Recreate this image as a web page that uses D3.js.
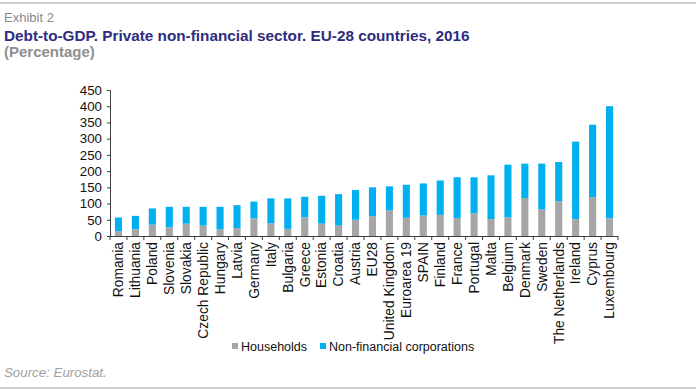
<!DOCTYPE html>
<html><head><meta charset="utf-8">
<script src="https://cdn.jsdelivr.net/npm/d3@7"></script>
<style>
html,body{margin:0;padding:0;background:#fff;}
svg{display:block;font-family:Arial,"Liberation Sans",sans-serif;}
</style></head>
<body>
<svg id="chart" width="696" height="392"></svg>
<script>
const countries = ["Romania","Lithuania","Poland","Slovenia","Slovakia","Czech Republic","Hungary","Latvia","Germany","Italy","Bulgaria","Greece","Estonia","Croatia","Austria","EU28","United Kingdom","Euroarea 19","SPAIN","Finland","France","Portugal","Malta","Belgium","Denmark","Sweden","The Netherlands","Ireland","Cyprus","Luxembourg"];
const households = [15,21,35,27,38,32,21,24,54,39,22,58,38,32,50,61,79,56,63,65,55,70,52,57,117,82,107,52,120,55];
const corporations = [42,41,50,63,52,58,69,71,52,77,94,63,86,97,92,89,74,102,99,106,126,111,135,163,106,141,121,239,223,345];
const yTicks = [0,50,100,150,200,250,300,350,400,450];
const seriesNames = ["Households","Non-financial corporations"];
const colors = ["#a6a6a6","#00b0f0"];

const svg = d3.select("#chart");
svg.append("rect").attr("x",0).attr("y",2).attr("width",696).attr("height",2).attr("fill","#cfcfcf");
svg.append("rect").attr("x",0).attr("y",387).attr("width",696).attr("height",2).attr("fill","#cfcfcf");

svg.append("text").attr("x",4).attr("y",22).attr("font-size",13).attr("fill","#8a8a8a").text("Exhibit 2");
svg.append("text").attr("x",4).attr("y",41).attr("font-size",15.3).attr("font-weight","bold").attr("fill","#2e2d80")
  .text("Debt-to-GDP. Private non-financial sector. EU-28 countries, 2016");
svg.append("text").attr("x",4).attr("y",57).attr("font-size",15).attr("font-weight","bold").attr("fill","#8f8f8f").text("(Percentage)");

const x0 = 110, x1 = 618, yTop = 90, yBase = 236;
const x = d3.scaleBand().domain(countries).range([x0,x1]).paddingInner(0.58).paddingOuter(0.29);
const y = d3.scaleLinear().domain([0,450]).range([yBase,yTop]);

const data = countries.map((c,i)=>({country:c, households:households[i], corporations:corporations[i]}));
const stack = d3.stack().keys(["households","corporations"])(data);

const g = svg.append("g");
g.selectAll("g.series").data(stack).join("g").attr("fill",(d,i)=>colors[i])
  .selectAll("rect").data(d=>d).join("rect")
  .attr("x",d=>x(d.data.country))
  .attr("width",x.bandwidth())
  .attr("y",d=>y(d[1]))
  .attr("height",d=>y(d[0])-y(d[1]));

const yAxis = svg.append("g").attr("transform",`translate(${x0},0)`)
  .call(d3.axisLeft(y).tickValues(yTicks).tickSize(3).tickPadding(5));
yAxis.select(".domain").attr("stroke","#404040");
yAxis.selectAll(".tick line").attr("stroke","#404040");
yAxis.selectAll("text").attr("font-size",13.3).attr("fill","#111").attr("font-family","Arial,'Liberation Sans',sans-serif");

const bounds = d3.range(countries.length+1).map(i=>x0 + i*(x1-x0)/countries.length);
svg.append("line").attr("x1",x0).attr("x2",x1).attr("y1",yBase+0.5).attr("y2",yBase+0.5).attr("stroke","#404040");
svg.selectAll("line.xt").data(bounds).join("line").attr("class","xt")
  .attr("x1",d=>d).attr("x2",d=>d).attr("y1",yBase).attr("y2",yBase+4).attr("stroke","#404040");
svg.selectAll("text.xl").data(countries).join("text").attr("class","xl")
  .attr("transform",d=>`translate(${x(d)+x.bandwidth()/2+4.8},${yBase+6}) rotate(-90)`)
  .attr("text-anchor","end").attr("font-size",13.8).attr("fill","#111").text(d=>d);

const leg = svg.append("g");
const legX = [232, 320];
seriesNames.forEach((n,i)=>{
  leg.append("rect").attr("x",legX[i]).attr("y",343).attr("width",6).attr("height",6).attr("fill",colors[i]);
  leg.append("text").attr("x",legX[i]+9).attr("y",351).attr("font-size",12.5).attr("fill","#111").text(n);
});

svg.append("text").attr("x",4).attr("y",377).attr("font-size",13.3).attr("font-style","italic").attr("fill","#a0a0a0").text("Source: Eurostat.");
</script>
</body></html>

*YOUR INSTRUCTIONS*.
Repeat the listing above exactly, with no pictures.

*SOLUTION FOR THIS TASK*.
Recreate this image as a web page that uses D3.js.
<!DOCTYPE html>
<html><head><meta charset="utf-8">
<script src="https://cdn.jsdelivr.net/npm/d3@7"></script>
<style>
html,body{margin:0;padding:0;background:#fff;}
svg{display:block;font-family:Arial,"Liberation Sans",sans-serif;}
</style></head>
<body>
<svg id="chart" width="696" height="392"></svg>
<script>
const countries = ["Romania","Lithuania","Poland","Slovenia","Slovakia","Czech Republic","Hungary","Latvia","Germany","Italy","Bulgaria","Greece","Estonia","Croatia","Austria","EU28","United Kingdom","Euroarea 19","SPAIN","Finland","France","Portugal","Malta","Belgium","Denmark","Sweden","The Netherlands","Ireland","Cyprus","Luxembourg"];
const households = [15,21,35,27,38,32,21,24,54,39,22,58,38,32,50,61,79,56,63,65,55,70,52,57,117,82,107,52,120,55];
const corporations = [42,41,50,63,52,58,69,71,52,77,94,63,86,97,92,89,74,102,99,106,126,111,135,163,106,141,121,239,223,345];
const yTicks = [0,50,100,150,200,250,300,350,400,450];
const seriesNames = ["Households","Non-financial corporations"];
const colors = ["#a6a6a6","#00b0f0"];

const svg = d3.select("#chart");
svg.append("rect").attr("x",0).attr("y",2).attr("width",696).attr("height",2).attr("fill","#cfcfcf");
svg.append("rect").attr("x",0).attr("y",387).attr("width",696).attr("height",2).attr("fill","#cfcfcf");

svg.append("text").attr("x",4).attr("y",22).attr("font-size",13).attr("fill","#8a8a8a").text("Exhibit 2");
svg.append("text").attr("x",4).attr("y",41).attr("font-size",15.3).attr("font-weight","bold").attr("fill","#2e2d80")
  .text("Debt-to-GDP. Private non-financial sector. EU-28 countries, 2016");
svg.append("text").attr("x",4).attr("y",57).attr("font-size",15).attr("font-weight","bold").attr("fill","#8f8f8f").text("(Percentage)");

const x0 = 110, x1 = 618, yTop = 90, yBase = 236;
const x = d3.scaleBand().domain(countries).range([x0,x1]).paddingInner(0.58).paddingOuter(0.29);
const y = d3.scaleLinear().domain([0,450]).range([yBase,yTop]);

const data = countries.map((c,i)=>({country:c, households:households[i], corporations:corporations[i]}));
const stack = d3.stack().keys(["households","corporations"])(data);

const g = svg.append("g");
g.selectAll("g.series").data(stack).join("g").attr("fill",(d,i)=>colors[i])
  .selectAll("rect").data(d=>d).join("rect")
  .attr("x",d=>x(d.data.country))
  .attr("width",x.bandwidth())
  .attr("y",d=>y(d[1]))
  .attr("height",d=>y(d[0])-y(d[1]));

const yAxis = svg.append("g").attr("transform",`translate(${x0},0)`)
  .call(d3.axisLeft(y).tickValues(yTicks).tickSize(3).tickPadding(5));
yAxis.select(".domain").attr("stroke","#404040");
yAxis.selectAll(".tick line").attr("stroke","#404040");
yAxis.selectAll("text").attr("font-size",13.3).attr("fill","#111").attr("font-family","Arial,'Liberation Sans',sans-serif");

const bounds = d3.range(countries.length+1).map(i=>x0 + i*(x1-x0)/countries.length);
svg.append("line").attr("x1",x0).attr("x2",x1).attr("y1",yBase+0.5).attr("y2",yBase+0.5).attr("stroke","#404040");
svg.selectAll("line.xt").data(bounds).join("line").attr("class","xt")
  .attr("x1",d=>d).attr("x2",d=>d).attr("y1",yBase).attr("y2",yBase+4).attr("stroke","#404040");
svg.selectAll("text.xl").data(countries).join("text").attr("class","xl")
  .attr("transform",d=>`translate(${x(d)+x.bandwidth()/2+4.8},${yBase+6}) rotate(-90)`)
  .attr("text-anchor","end").attr("font-size",13.8).attr("fill","#111").text(d=>d);

const leg = svg.append("g");
const legX = [232, 320];
seriesNames.forEach((n,i)=>{
  leg.append("rect").attr("x",legX[i]).attr("y",343).attr("width",6).attr("height",6).attr("fill",colors[i]);
  leg.append("text").attr("x",legX[i]+9).attr("y",351).attr("font-size",12.5).attr("fill","#111").text(n);
});

svg.append("text").attr("x",4).attr("y",377).attr("font-size",13.3).attr("font-style","italic").attr("fill","#a0a0a0").text("Source: Eurostat.");
</script>
</body></html>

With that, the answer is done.